Key Contributions & What I Built:

  • Comprehensive End-to-End Data Pipeline:
    • I engineered a system to scrape and normalize over 15,000+ public resumes and job advertisements using Selenium and BeautifulSoup.
    • This structured text data was then stored efficiently in PostgreSQL via SQLAlchemy, creating a reliable foundation for repeatable experiments and model training.
  • Sophisticated Feature Engineering for Deeper Insights:
    • Leveraging spaCy and NLTK, I implemented Named Entity Recognition (NER) to extract key information like skills, educational background, locations, and years of experience from the text.
    • I then generated TF-IDF vectors and engineered custom features such as “skill-overlap” and “seniority-gap” scores to capture more nuanced relationships between resumes and job descriptions.
  • High-Performance Multi-Class Matching Model:
    • I rigorously benchmarked several models, including Logistic Regression and Random Forest. Ultimately, a LinearSVC model proved most effective, boosting the macro-F1 score by approximately 40% compared to the baseline.
    • The model achieved an impressive top-5 match accuracy of 92% when tested on a held-out set with 20 distinct job categories.
  • Efficient FastAPI Microservice for Real-Time Matching:
    • I developed a REST API using FastAPI, featuring a /match/ endpoint that accepts a resume and job description, returning a ranked list of candidates with corresponding confidence scores.
    • To support the frontend team of six developers, I ensured Swagger documentation was automatically generated for easy integration.
  • Streamlined Containerized Deployment:
    • I containerized the application using Docker and set up a CI/CD pipeline with GitHub Actions to automatically push images to AWS ECR. The application was deployed as an AWS ECS service, configured to auto-scale based on CPU load.

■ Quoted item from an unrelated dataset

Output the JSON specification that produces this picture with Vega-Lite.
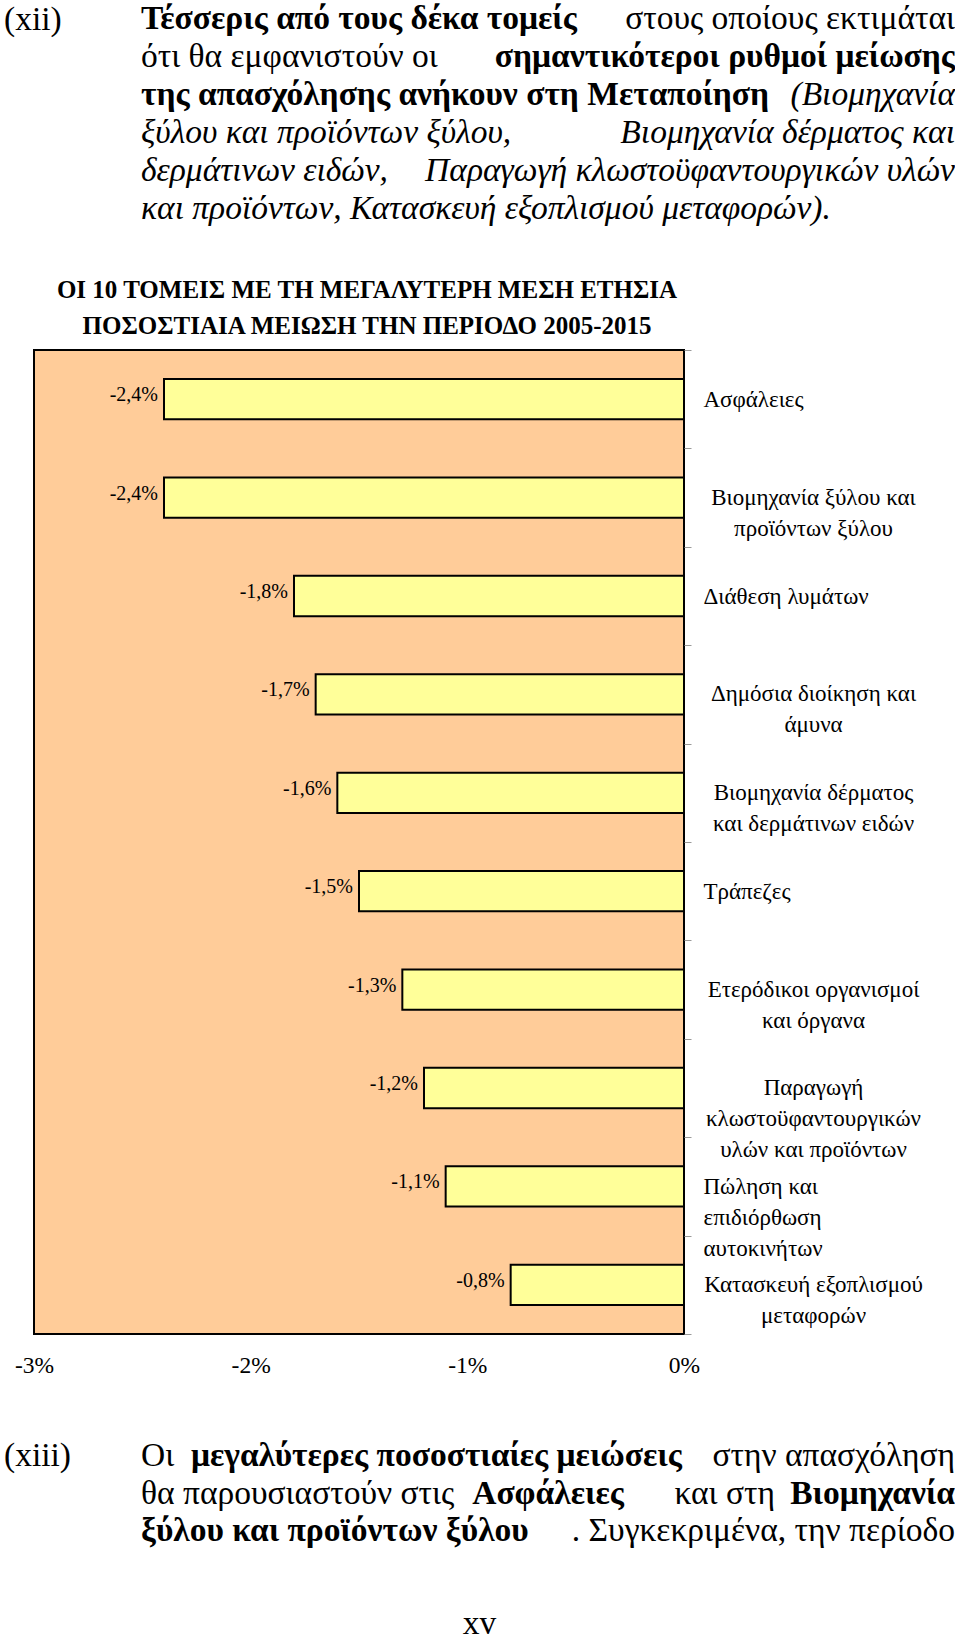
{
  "$schema": "https://vega.github.io/schema/vega-lite/v6.json",
  "padding": {"left": 4, "top": 0, "right": 0, "bottom": 0},
  "config": {
    "font": "Liberation Serif",
    "view": {"stroke": null},
    "locale": {"number": {"decimal": ",", "thousands": ".", "grouping": [3], "currency": ["", " €"], "minus": "-"}},
    "title": {"color": "#000000", "font": "Liberation Serif"}
  },
  "title": {"text": "xv", "orient": "bottom", "anchor": "middle", "frame": "bounds", "fontSize": 33.5, "fontWeight": "normal", "baseline": "alphabetic", "offset": 86},
  "bounds": "flush",
  "spacing": 122,
  "datasets": {
    "sectors": [
      {"sector": "Ασφάλειες", "change": -0.024},
      {"sector": "Βιομηχανία ξύλου και προϊόντων ξύλου", "change": -0.024},
      {"sector": "Διάθεση λυμάτων", "change": -0.018},
      {"sector": "Δημόσια διοίκηση και άμυνα", "change": -0.017},
      {"sector": "Βιομηχανία δέρματος και δερμάτινων ειδών", "change": -0.016},
      {"sector": "Τράπεζες", "change": -0.015},
      {"sector": "Ετερόδικοι οργανισμοί και όργανα", "change": -0.013},
      {"sector": "Παραγωγή κλωστοϋφαντουργικών υλών και προϊόντων", "change": -0.012},
      {"sector": "Πώληση και επιδιόρθωση αυτοκινήτων", "change": -0.011},
      {"sector": "Κατασκευή εξοπλισμού μεταφορών", "change": -0.008}
    ],
    "xii_plain": [
      {"line": 1, "side": "end", "text": "στους οποίους εκτιμάται"},
      {"line": 2, "side": "start", "text": "ότι θα εμφανιστούν οι"}
    ],
    "xii_bold": [
      {"line": 1, "side": "start", "text": "Τέσσερις από τους δέκα τομείς"},
      {"line": 2, "side": "end", "text": "σημαντικότεροι ρυθμοί μείωσης"},
      {"line": 3, "side": "start", "text": "της απασχόλησης ανήκουν στη Μεταποίηση"}
    ],
    "xii_italic": [
      {"line": 3, "side": "end", "text": "(Βιομηχανία"},
      {"line": 4, "side": "start", "text": "ξύλου και προϊόντων ξύλου,"},
      {"line": 4, "side": "end", "text": "Βιομηχανία δέρματος και"},
      {"line": 5, "side": "start", "text": "δερμάτινων ειδών,"},
      {"line": 5, "side": "end", "text": "Παραγωγή κλωστοϋφαντουργικών υλών"},
      {"line": 6, "side": "start", "text": "και προϊόντων, Κατασκευή εξοπλισμού μεταφορών)."}
    ],
    "xiii_plain": [
      {"line": 1, "side": "start", "text": "Οι"},
      {"line": 1, "side": "end", "text": "στην απασχόληση"},
      {"line": 2, "side": "start", "text": "θα παρουσιαστούν στις"},
      {"line": 3, "side": "end", "text": ". Συγκεκριμένα, την περίοδο"}
    ],
    "xiii_plain_inner": [
      {"line": 2, "side": "end", "text": "και στη"}
    ],
    "xiii_bold": [
      {"line": 2, "side": "mid", "text": "Ασφάλειες"},
      {"line": 2, "side": "end", "text": "Βιομηχανία"},
      {"line": 3, "side": "start", "text": "ξύλου και προϊόντων ξύλου"}
    ],
    "xiii_bold_inner": [
      {"line": 1, "side": "start", "text": "μεγαλύτερες ποσοστιαίες μειώσεις"}
    ]
  },
  "vconcat": [
    {
      "width": 921,
      "height": 228,
      "title": {"text": "(xii)", "orient": "left", "anchor": "end", "frame": "group", "angle": 0, "align": "left", "baseline": "middle", "offset": -27.7, "dy": 20, "fontSize": 33.5, "fontWeight": "normal"},
      "encoding": {
        "x": {"field": "side", "type": "nominal", "scale": {"type": "point", "domain": ["start", "end"], "padding": 0.0657, "align": 1}, "axis": null},
        "y": {"field": "line", "type": "ordinal", "scale": {"type": "point", "domain": [1, 2, 3, 4, 5, 6], "padding": 0.5}, "axis": null},
        "text": {"field": "text"}
      },
      "layer": [
        {"data": {"name": "xii_plain"}, "mark": {"type": "text", "fontSize": 33.5, "baseline": "middle", "color": "#000000", "align": {"expr": "datum.side === 'end' ? 'right' : 'left'"}}},
        {"data": {"name": "xii_bold"}, "mark": {"type": "text", "fontSize": 33.5, "fontWeight": "bold", "baseline": "middle", "color": "#000000", "align": {"expr": "datum.side === 'end' ? 'right' : 'left'"}}},
        {"data": {"name": "xii_italic"}, "mark": {"type": "text", "fontSize": 33.5, "fontStyle": "italic", "baseline": "middle", "color": "#000000", "align": {"expr": "datum.side === 'end' ? 'right' : 'left'"}}}
      ]
    },
    {
      "width": 650,
      "height": 984,
      "view": {"fill": "#FFCC99", "stroke": "#000000", "strokeWidth": 2},
      "title": {"text": ["ΟΙ 10 ΤΟΜΕΙΣ ΜΕ ΤΗ ΜΕΓΑΛΥΤΕΡΗ ΜΕΣΗ ΕΤΗΣΙΑ", "ΠΟΣΟΣΤΙΑΙΑ ΜΕΙΩΣΗ ΤΗΝ ΠΕΡΙΟΔΟ 2005-2015"], "anchor": "middle", "frame": "group", "fontSize": 25, "fontWeight": "bold", "lineHeight": 36, "baseline": "bottom", "offset": -25, "dx": 8},
      "data": {"name": "sectors"},
      "layer": [
        {
          "mark": {"type": "bar", "fill": "#FFFF99", "stroke": "#000000", "strokeWidth": 2, "height": {"band": 0.41}},
          "encoding": {
            "y": {"field": "sector", "type": "nominal", "sort": null,
              "scale": {"paddingInner": 0, "paddingOuter": 0},
              "axis": {"orient": "right", "title": null, "domain": false, "grid": false, "ticks": true, "tickBand": "extent", "tickColor": "#9A9A9A", "tickSize": 7, "labelPadding": 12, "labelAlign": "left", "labelBaseline": "middle", "labelFontSize": 23, "labelLineHeight": 31, "labelColor": "#000000", "labelLimit": 400, "labelOverlap": false,
                "labelExpr": "datum.value === 'Πώληση και επιδιόρθωση αυτοκινήτων' ? ['Πώληση και', 'επιδιόρθωση', 'αυτοκινήτων'] : (datum.value === 'Ασφάλειες' || datum.value === 'Διάθεση λυμάτων' || datum.value === 'Τράπεζες') ? datum.value : ''"}},
            "x": {"field": "change", "type": "quantitative",
              "scale": {"domain": [-0.03, 0], "nice": false},
              "axis": {"orient": "bottom", "values": [-0.03, -0.02, -0.01, 0], "format": ".0%", "title": null, "domain": false, "ticks": false, "grid": false, "labelFontSize": 23.5, "labelPadding": 19, "labelColor": "#000000", "labelFlush": false, "labelBaseline": "top"}}
          }
        },
        {
          "mark": {"type": "text", "align": "right", "baseline": "middle", "dx": -6, "dy": -4, "fontSize": 20, "color": "#000000"},
          "encoding": {
            "y": {"field": "sector", "type": "nominal", "sort": null,
              "axis": {"orient": "right", "title": null, "domain": false, "grid": false, "ticks": false, "tickSize": 0, "labelPadding": 129, "labelAlign": "center", "labelBaseline": "middle", "labelFontSize": 23, "labelLineHeight": 31, "labelColor": "#000000", "labelLimit": 400, "labelOverlap": false,
                "labelExpr": "datum.value === 'Βιομηχανία ξύλου και προϊόντων ξύλου' ? ['Βιομηχανία ξύλου και', 'προϊόντων ξύλου'] : datum.value === 'Δημόσια διοίκηση και άμυνα' ? ['Δημόσια διοίκηση και', 'άμυνα'] : datum.value === 'Βιομηχανία δέρματος και δερμάτινων ειδών' ? ['Βιομηχανία δέρματος', 'και δερμάτινων ειδών'] : datum.value === 'Ετερόδικοι οργανισμοί και όργανα' ? ['Ετερόδικοι οργανισμοί', 'και όργανα'] : datum.value === 'Παραγωγή κλωστοϋφαντουργικών υλών και προϊόντων' ? ['Παραγωγή', 'κλωστοϋφαντουργικών', 'υλών και προϊόντων'] : datum.value === 'Κατασκευή εξοπλισμού μεταφορών' ? ['Κατασκευή εξοπλισμού', 'μεταφορών'] : ''"}},
            "x": {"field": "change", "type": "quantitative"},
            "text": {"field": "change", "type": "quantitative", "format": ".1%"}
          }
        }
      ],
      "resolve": {"axis": {"y": "independent"}}
    },
    {
      "width": 921,
      "height": 75,
      "title": {"text": "(xiii)", "orient": "left", "anchor": "end", "frame": "group", "angle": 0, "align": "left", "baseline": "middle", "offset": -37, "dy": 0, "fontSize": 33.5, "fontWeight": "normal"},
      "encoding": {
        "x": {"field": "side", "type": "nominal", "scale": {"type": "point", "domain": ["start", "mid", "end"], "padding": 0.1315, "align": 1}, "axis": null},
        "y": {"field": "line", "type": "ordinal", "scale": {"type": "point", "domain": [1, 2, 3], "padding": 0}, "axis": null},
        "text": {"field": "text"}
      },
      "layer": [
        {"data": {"name": "xiii_plain"}, "mark": {"type": "text", "fontSize": 33.5, "baseline": "middle", "color": "#000000", "align": {"expr": "datum.side === 'end' ? 'right' : datum.side === 'mid' ? 'center' : 'left'"}}},
        {"data": {"name": "xiii_plain_inner"}, "mark": {"type": "text", "fontSize": 33.5, "baseline": "middle", "color": "#000000", "align": "right", "dx": -180}},
        {"data": {"name": "xiii_bold"}, "mark": {"type": "text", "fontSize": 33.5, "fontWeight": "bold", "baseline": "middle", "color": "#000000", "align": {"expr": "datum.side === 'end' ? 'right' : datum.side === 'mid' ? 'center' : 'left'"}}},
        {"data": {"name": "xiii_bold_inner"}, "mark": {"type": "text", "fontSize": 33.5, "fontWeight": "bold", "baseline": "middle", "color": "#000000", "align": "left", "dx": 50}}
      ]
    }
  ]
}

What This Project Highlights About My Abilities:

  • Practical NLP Application: Successfully applying techniques like NER, TF-IDF, and text classification (LinearSVC) to solve a real-world business problem.
  • Full-Cycle Machine Learning Development: From data collection and preprocessing to feature engineering, model training, evaluation, and deployment.
  • Backend & API Development: Proficiency in building robust and scalable microservices with Python and FastAPI.
  • Data Engineering & Management: Experience with web scraping (Selenium, BeautifulSoup), data storage (PostgreSQL, SQLAlchemy), and building data pipelines.
  • DevOps & Cloud Deployment: Skills in containerization (Docker) and CI/CD (GitHub Actions) for deployment on AWS (ECR, ECS).
  • Collaboration & Impact: Delivering a tool that directly supported a development team and aimed to improve recruiter efficiency.

Key Technologies I Employed: Python, spaCy, NLTK, scikit-learn, FastAPI, SQLAlchemy, TF-IDF, LinearSVC, BeautifulSoup, Selenium, PostgreSQL, Docker, AWS ECS, GitHub Actions.